Leo Lukas:
MÖRDER QUOTEN
Kriminalroman
224 Seiten, Verlag Ueberreuter, 2020
Ein Auftragskiller in einem österreichischen Krimi! Also, an die Klassiker des Genres (der John Rain des Barry Eisler oder der Victor des Tom Wood), darf man nicht denken, hierzulande geht es gemütlicher zu. Vor allem, wenn der Autor auch eine Reputation als Kabarettist hat… Kurz, „Mörder Quoten“ von Leo Lukas (Steirer, Kabarettist, Schriftsteller, erstmals auf Krimi-Wegen) erzählt hier launig, wenn auch handlungsmäßig ein wenig diffus, zwei Geschichten nebeneinander.
Der Auftragskiller, von dem man persönlich absolut nichts erfährt (das gehört zum Image), nennt sich „Bravo“ – nicht nach der Teenager-Zeitschrift, die in Google auf dieses Stichwort zuerst hoch springt, sondern nach dem Tizian-Gemälde „Il Bravo“ im Kunsthistorischen Museum. Da bleibt der Mörder, der den Dolch hinter dem Rücken versteckt, für den Betrachter auch fast unsichtbar, während das Opfer, das er am Kragen gepackt hat, erschreckt schaut.
Der „Bravo“ ist ein seriöser Auftragskiller, er erledigt, wofür er bezahlt wird, und wenn er zu seinem potentiellen Opfer kommt und der ist schon „hinüber“, dann will er wissen, was da passiert ist. Die Geschichte des Bravo wird in dritter Person erzählt, und die größte Überraschung bereitet er dem Leser, wenn er in die Votivkirche kommt… und sich da im Beichtstuhl Ungewöhnliches abspielt.

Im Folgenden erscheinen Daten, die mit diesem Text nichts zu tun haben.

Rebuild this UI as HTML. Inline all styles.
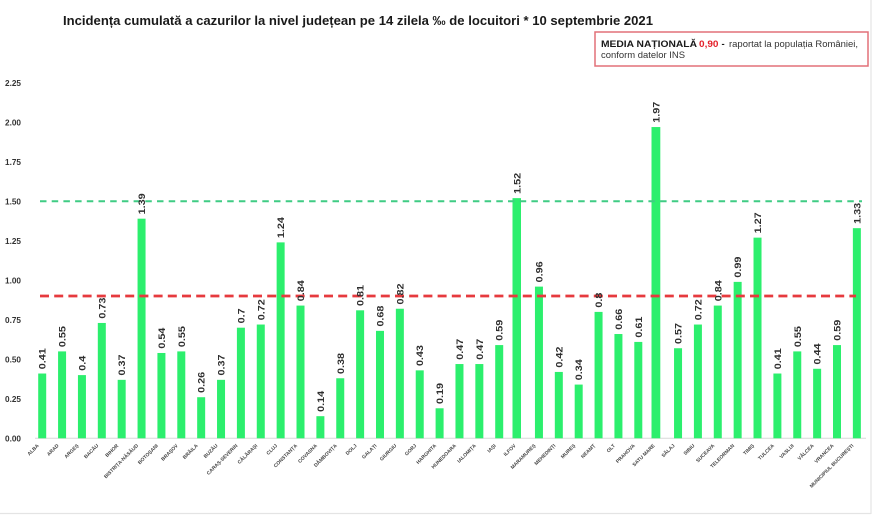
<!DOCTYPE html>
<html>
<head>
<meta charset="utf-8">
<style>
html,body{margin:0;padding:0;background:#fff;}
svg{display:block;font-family:"Liberation Sans",Arial,sans-serif;}
text,tspan{font-family:"Liberation Sans",Arial,sans-serif;}
</style>
</head>
<body>
<svg width="880" height="521" viewBox="0 0 880 521" xmlns="http://www.w3.org/2000/svg" font-family="Liberation Sans, Arial, sans-serif">
<rect x="0" y="0" width="880" height="521" fill="#fff"/>
<!-- frame -->
<line x1="871" y1="0" x2="871" y2="514" stroke="#e4e4e4" stroke-width="1.2"/>
<line x1="0" y1="513.5" x2="871" y2="513.5" stroke="#e4e4e4" stroke-width="1.2"/>

<!-- title -->
<text x="63" y="25" font-size="13" font-weight="bold" fill="#1a1a1a" textLength="590" lengthAdjust="spacingAndGlyphs" font-family="Liberation Sans, Arial, sans-serif">Incidența cumulată a cazurilor la nivel județean pe 14 zilela ‰ de locuitori * 10 septembrie 2021</text>

<!-- legend box -->
<rect x="595" y="32" width="273" height="34" fill="#fff" stroke="#e27078" stroke-width="1.5"/>
<text x="601" y="47" font-size="9.5" font-weight="bold" fill="#1a1a1a" textLength="96" lengthAdjust="spacingAndGlyphs" font-family="Liberation Sans, Arial, sans-serif">MEDIA NAȚIONALĂ</text>
<text x="699" y="47" font-size="9.5" font-weight="bold" fill="#e4202a" textLength="19.5" lengthAdjust="spacingAndGlyphs" font-family="Liberation Sans, Arial, sans-serif">0,90</text>
<text x="721.5" y="47" font-size="9.5" font-weight="bold" fill="#1a1a1a" font-family="Liberation Sans, Arial, sans-serif">-</text>
<text x="729" y="47" font-size="9.5" fill="#333" textLength="129" lengthAdjust="spacingAndGlyphs" font-family="Liberation Sans, Arial, sans-serif">raportat la populația României,</text>
<text x="601" y="58" font-size="9.5" fill="#333" textLength="84" lengthAdjust="spacingAndGlyphs" font-family="Liberation Sans, Arial, sans-serif">conform datelor INS</text>

<!-- y tick labels -->
<g font-size="8" font-weight="bold" fill="#333" font-family="Liberation Sans, Arial, sans-serif">
<text x="5" y="441.3" textLength="16" lengthAdjust="spacingAndGlyphs">0.00</text>
<text x="5" y="401.8" textLength="16" lengthAdjust="spacingAndGlyphs">0.25</text>
<text x="5" y="362.3" textLength="16" lengthAdjust="spacingAndGlyphs">0.50</text>
<text x="5" y="322.8" textLength="16" lengthAdjust="spacingAndGlyphs">0.75</text>
<text x="5" y="283.3" textLength="16" lengthAdjust="spacingAndGlyphs">1.00</text>
<text x="5" y="243.8" textLength="16" lengthAdjust="spacingAndGlyphs">1.25</text>
<text x="5" y="204.3" textLength="16" lengthAdjust="spacingAndGlyphs">1.50</text>
<text x="5" y="164.8" textLength="16" lengthAdjust="spacingAndGlyphs">1.75</text>
<text x="5" y="125.3" textLength="16" lengthAdjust="spacingAndGlyphs">2.00</text>
<text x="5" y="85.8" textLength="16" lengthAdjust="spacingAndGlyphs">2.25</text>
</g>

<!-- baseline -->
<line x1="35" y1="438.3" x2="866" y2="438.3" stroke="#d8d8d8" stroke-width="1"/>

<!-- bars -->
<g transform="translate(0,438.3) scale(1,-1)" fill="#2cef6d">
<rect x="38.2" y="0" width="8" height="64.78"/>
<rect x="58.07" y="0" width="8" height="86.9"/>
<rect x="77.94" y="0" width="8" height="63.2"/>
<rect x="97.81" y="0" width="8" height="115.34"/>
<rect x="117.68" y="0" width="8" height="58.46"/>
<rect x="137.55" y="0" width="8" height="219.62"/>
<rect x="157.42" y="0" width="8" height="85.32"/>
<rect x="177.29" y="0" width="8" height="86.9"/>
<rect x="197.16" y="0" width="8" height="41.08"/>
<rect x="217.03" y="0" width="8" height="58.46"/>
<rect x="236.9" y="0" width="8" height="110.6"/>
<rect x="256.77" y="0" width="8" height="113.76"/>
<rect x="276.64" y="0" width="8" height="195.92"/>
<rect x="296.51" y="0" width="8" height="132.72"/>
<rect x="316.38" y="0" width="8" height="22.12"/>
<rect x="336.25" y="0" width="8" height="60.04"/>
<rect x="356.12" y="0" width="8" height="127.98"/>
<rect x="375.99" y="0" width="8" height="107.44"/>
<rect x="395.86" y="0" width="8" height="129.56"/>
<rect x="415.73" y="0" width="8" height="67.94"/>
<rect x="435.6" y="0" width="8" height="30.02"/>
<rect x="455.47" y="0" width="8" height="74.26"/>
<rect x="475.34" y="0" width="8" height="74.26"/>
<rect x="495.21" y="0" width="8" height="93.22"/>
<rect x="512.5" y="0" width="8.5" height="240.16"/>
<rect x="534.95" y="0" width="8" height="151.68"/>
<rect x="554.82" y="0" width="8" height="66.36"/>
<rect x="574.69" y="0" width="8" height="53.72"/>
<rect x="594.56" y="0" width="8" height="126.4"/>
<rect x="614.43" y="0" width="8" height="104.28"/>
<rect x="634.3" y="0" width="8" height="96.38"/>
<rect x="651.5" y="0" width="8.8" height="311.26"/>
<rect x="674.04" y="0" width="8" height="90.06"/>
<rect x="693.91" y="0" width="8" height="113.76"/>
<rect x="713.78" y="0" width="8" height="132.72"/>
<rect x="733.65" y="0" width="8" height="156.42"/>
<rect x="753.52" y="0" width="8" height="200.66"/>
<rect x="773.39" y="0" width="8" height="64.78"/>
<rect x="793.26" y="0" width="8" height="86.9"/>
<rect x="813.13" y="0" width="8" height="69.52"/>
<rect x="833.0" y="0" width="8" height="93.22"/>
<rect x="852.87" y="0" width="8" height="210.14"/>
</g>

<!-- reference lines -->
<line x1="40" y1="201.2" x2="862" y2="201.2" stroke="#3fcc84" stroke-width="2" stroke-dasharray="6.5,5.2"/>
<line x1="40" y1="296" x2="856" y2="296" stroke="#e63a3e" stroke-width="2.8" stroke-dasharray="9,5.2"/>

<!-- value labels -->
<g font-size="9.5" font-weight="bold" fill="#2e2e2e" font-family="Liberation Sans, Arial, sans-serif">
<text transform="translate(45.7,369.2) rotate(-90)" textLength="21" lengthAdjust="spacingAndGlyphs">0.41</text>
<text transform="translate(65.57,347.1) rotate(-90)" textLength="21" lengthAdjust="spacingAndGlyphs">0.55</text>
<text transform="translate(85.44,370.8) rotate(-90)" textLength="15" lengthAdjust="spacingAndGlyphs">0.4</text>
<text transform="translate(105.31,318.66) rotate(-90)" textLength="21" lengthAdjust="spacingAndGlyphs">0.73</text>
<text transform="translate(125.18,375.54) rotate(-90)" textLength="21" lengthAdjust="spacingAndGlyphs">0.37</text>
<text transform="translate(145.05,214.38) rotate(-90)" textLength="21" lengthAdjust="spacingAndGlyphs">1.39</text>
<text transform="translate(164.92,348.68) rotate(-90)" textLength="21" lengthAdjust="spacingAndGlyphs">0.54</text>
<text transform="translate(184.79,347.1) rotate(-90)" textLength="21" lengthAdjust="spacingAndGlyphs">0.55</text>
<text transform="translate(204.66,392.92) rotate(-90)" textLength="21" lengthAdjust="spacingAndGlyphs">0.26</text>
<text transform="translate(224.53,375.54) rotate(-90)" textLength="21" lengthAdjust="spacingAndGlyphs">0.37</text>
<text transform="translate(244.4,323.4) rotate(-90)" textLength="15" lengthAdjust="spacingAndGlyphs">0.7</text>
<text transform="translate(264.27,320.24) rotate(-90)" textLength="21" lengthAdjust="spacingAndGlyphs">0.72</text>
<text transform="translate(284.14,238.08) rotate(-90)" textLength="21" lengthAdjust="spacingAndGlyphs">1.24</text>
<text transform="translate(304.01,301.28) rotate(-90)" textLength="21" lengthAdjust="spacingAndGlyphs">0.84</text>
<text transform="translate(323.88,411.88) rotate(-90)" textLength="21" lengthAdjust="spacingAndGlyphs">0.14</text>
<text transform="translate(343.75,373.96) rotate(-90)" textLength="21" lengthAdjust="spacingAndGlyphs">0.38</text>
<text transform="translate(363.62,306.02) rotate(-90)" textLength="21" lengthAdjust="spacingAndGlyphs">0.81</text>
<text transform="translate(383.49,326.56) rotate(-90)" textLength="21" lengthAdjust="spacingAndGlyphs">0.68</text>
<text transform="translate(403.36,304.44) rotate(-90)" textLength="21" lengthAdjust="spacingAndGlyphs">0.82</text>
<text transform="translate(423.23,366.06) rotate(-90)" textLength="21" lengthAdjust="spacingAndGlyphs">0.43</text>
<text transform="translate(443.1,403.98) rotate(-90)" textLength="21" lengthAdjust="spacingAndGlyphs">0.19</text>
<text transform="translate(462.97,359.74) rotate(-90)" textLength="21" lengthAdjust="spacingAndGlyphs">0.47</text>
<text transform="translate(482.84,359.74) rotate(-90)" textLength="21" lengthAdjust="spacingAndGlyphs">0.47</text>
<text transform="translate(502.71,340.78) rotate(-90)" textLength="21" lengthAdjust="spacingAndGlyphs">0.59</text>
<text transform="translate(520.25,193.84) rotate(-90)" textLength="21" lengthAdjust="spacingAndGlyphs">1.52</text>
<text transform="translate(542.45,282.32) rotate(-90)" textLength="21" lengthAdjust="spacingAndGlyphs">0.96</text>
<text transform="translate(562.32,367.64) rotate(-90)" textLength="21" lengthAdjust="spacingAndGlyphs">0.42</text>
<text transform="translate(582.19,380.28) rotate(-90)" textLength="21" lengthAdjust="spacingAndGlyphs">0.34</text>
<text transform="translate(602.06,307.6) rotate(-90)" textLength="15" lengthAdjust="spacingAndGlyphs">0.8</text>
<text transform="translate(621.93,329.72) rotate(-90)" textLength="21" lengthAdjust="spacingAndGlyphs">0.66</text>
<text transform="translate(641.8,337.62) rotate(-90)" textLength="21" lengthAdjust="spacingAndGlyphs">0.61</text>
<text transform="translate(659.4,122.74) rotate(-90)" textLength="21" lengthAdjust="spacingAndGlyphs">1.97</text>
<text transform="translate(681.54,343.94) rotate(-90)" textLength="21" lengthAdjust="spacingAndGlyphs">0.57</text>
<text transform="translate(701.41,320.24) rotate(-90)" textLength="21" lengthAdjust="spacingAndGlyphs">0.72</text>
<text transform="translate(721.28,301.28) rotate(-90)" textLength="21" lengthAdjust="spacingAndGlyphs">0.84</text>
<text transform="translate(741.15,277.58) rotate(-90)" textLength="21" lengthAdjust="spacingAndGlyphs">0.99</text>
<text transform="translate(761.02,233.34) rotate(-90)" textLength="21" lengthAdjust="spacingAndGlyphs">1.27</text>
<text transform="translate(780.89,369.22) rotate(-90)" textLength="21" lengthAdjust="spacingAndGlyphs">0.41</text>
<text transform="translate(800.76,347.1) rotate(-90)" textLength="21" lengthAdjust="spacingAndGlyphs">0.55</text>
<text transform="translate(820.63,364.48) rotate(-90)" textLength="21" lengthAdjust="spacingAndGlyphs">0.44</text>
<text transform="translate(840.5,340.78) rotate(-90)" textLength="21" lengthAdjust="spacingAndGlyphs">0.59</text>
<text transform="translate(860.37,223.86) rotate(-90)" textLength="21" lengthAdjust="spacingAndGlyphs">1.33</text>
</g>

<!-- x labels -->
<g font-size="5" font-weight="bold" fill="#444" text-anchor="end" font-family="Liberation Sans, Arial, sans-serif">
<text transform="translate(39.2,446) rotate(-45)">ALBA</text>
<text transform="translate(59.07,446) rotate(-45)">ARAD</text>
<text transform="translate(78.94,446) rotate(-45)">ARGEȘ</text>
<text transform="translate(98.81,446) rotate(-45)">BACĂU</text>
<text transform="translate(118.68,446) rotate(-45)">BIHOR</text>
<text transform="translate(138.55,446) rotate(-45)">BISTRIȚA-NĂSĂUD</text>
<text transform="translate(158.42,446) rotate(-45)">BOTOȘANI</text>
<text transform="translate(178.29,446) rotate(-45)">BRAȘOV</text>
<text transform="translate(198.16,446) rotate(-45)">BRĂILA</text>
<text transform="translate(218.03,446) rotate(-45)">BUZĂU</text>
<text transform="translate(237.9,446) rotate(-45)">CARAȘ-SEVERIN</text>
<text transform="translate(257.77,446) rotate(-45)">CĂLĂRAȘI</text>
<text transform="translate(277.64,446) rotate(-45)">CLUJ</text>
<text transform="translate(297.51,446) rotate(-45)">CONSTANȚA</text>
<text transform="translate(317.38,446) rotate(-45)">COVASNA</text>
<text transform="translate(337.25,446) rotate(-45)">DÂMBOVIȚA</text>
<text transform="translate(357.12,446) rotate(-45)">DOLJ</text>
<text transform="translate(376.99,446) rotate(-45)">GALAȚI</text>
<text transform="translate(396.86,446) rotate(-45)">GIURGIU</text>
<text transform="translate(416.73,446) rotate(-45)">GORJ</text>
<text transform="translate(436.6,446) rotate(-45)">HARGHITA</text>
<text transform="translate(456.47,446) rotate(-45)">HUNEDOARA</text>
<text transform="translate(476.34,446) rotate(-45)">IALOMIȚA</text>
<text transform="translate(496.21,446) rotate(-45)">IAȘI</text>
<text transform="translate(516.08,446) rotate(-45)">ILFOV</text>
<text transform="translate(535.95,446) rotate(-45)">MARAMUREȘ</text>
<text transform="translate(555.82,446) rotate(-45)">MEHEDINȚI</text>
<text transform="translate(575.69,446) rotate(-45)">MUREȘ</text>
<text transform="translate(595.56,446) rotate(-45)">NEAMȚ</text>
<text transform="translate(615.43,446) rotate(-45)">OLT</text>
<text transform="translate(635.3,446) rotate(-45)">PRAHOVA</text>
<text transform="translate(655.17,446) rotate(-45)">SATU MARE</text>
<text transform="translate(675.04,446) rotate(-45)">SĂLAJ</text>
<text transform="translate(694.91,446) rotate(-45)">SIBIU</text>
<text transform="translate(714.78,446) rotate(-45)">SUCEAVA</text>
<text transform="translate(734.65,446) rotate(-45)">TELEORMAN</text>
<text transform="translate(754.52,446) rotate(-45)">TIMIȘ</text>
<text transform="translate(774.39,446) rotate(-45)">TULCEA</text>
<text transform="translate(794.26,446) rotate(-45)">VASLUI</text>
<text transform="translate(814.13,446) rotate(-45)">VÂLCEA</text>
<text transform="translate(834.0,446) rotate(-45)">VRANCEA</text>
<text transform="translate(853.87,446) rotate(-45)">MUNICIPIUL BUCUREȘTI</text>
</g>
</svg>
</body>
</html>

Eigentlicher Held der Geschichte ist Ich-Erzähler Pez (bürgerlich Peter Szily), ein Ebenbild des Autors, Gelegenheitsschauspieler mit Spezialität südsteirischer Dialekt (aber er macht auch Tirolerisch, wenn es verlangt wird). Wie er den Bravo kennenlernt, in der Grazer Praxis eines Psychiaters, mit dem er befreundet ist, ist nicht die einzige Kabarett-Nummer der Geschichte, jedenfalls hat der Pez ihn jetzt den ganzen Krimi hindurch am Hals.
Das Geschehen führt in die Wiener Unterwelt, die der Autor offenbar gut recherchiert hat, man erfährt vor allem eine Menge über das illegale Glücksspiel, über Süchtige, über unfassbare Ideen, den Leuten das Geld aus der Tasche zu ziehen (und auch noch andere nützliche Informationen gibt es: Worauf wetten die Engländer am meisten? Auf die Farbe des Hutes, den die Queen bei ihrem nächsten öffentlichen Auftreten tragen wird…)
Dem Pez ist der Bravo nicht unsympathisch, aber er hat auch noch anderes zu tun, etwa Dreharbeiten in der Provinz, wo er die hübsche Alice näher kennen lernt, Kellnerin aus dem Café Winterholzner, das noch eine Rolle spielen wird. Sie ist auch Schauspielerin, man kommt sich bei den Dreharbeiten näher, aber in einem Milieu, wo man Unliebsames auch durch Mord erledigt, kann auch ein hübsches junges Mädchen dran kommen – sehr zum Entsetzen unseres Helden Pez.
Am Ende erfährt man, wer da in der Wettbranche, wo es recht schmutzig zugeht, wem so in die Quere kam, dass er dem Bravo die Arbeit abgenommen hat. Der Genuß, mit dem Leo Lukas die Geschichte seiner beiden Helden erzählt, lässt den Verdacht aufkommen: Das gibt eine Fortsetzung.
Draufgabe: Wiener Schmäh-G’stanzeln und offenbar die Menükarte aus einem Wiener Wirtshaus, täglich neu. Ohne kulinarische Einschübsel geht gar nichts mehr.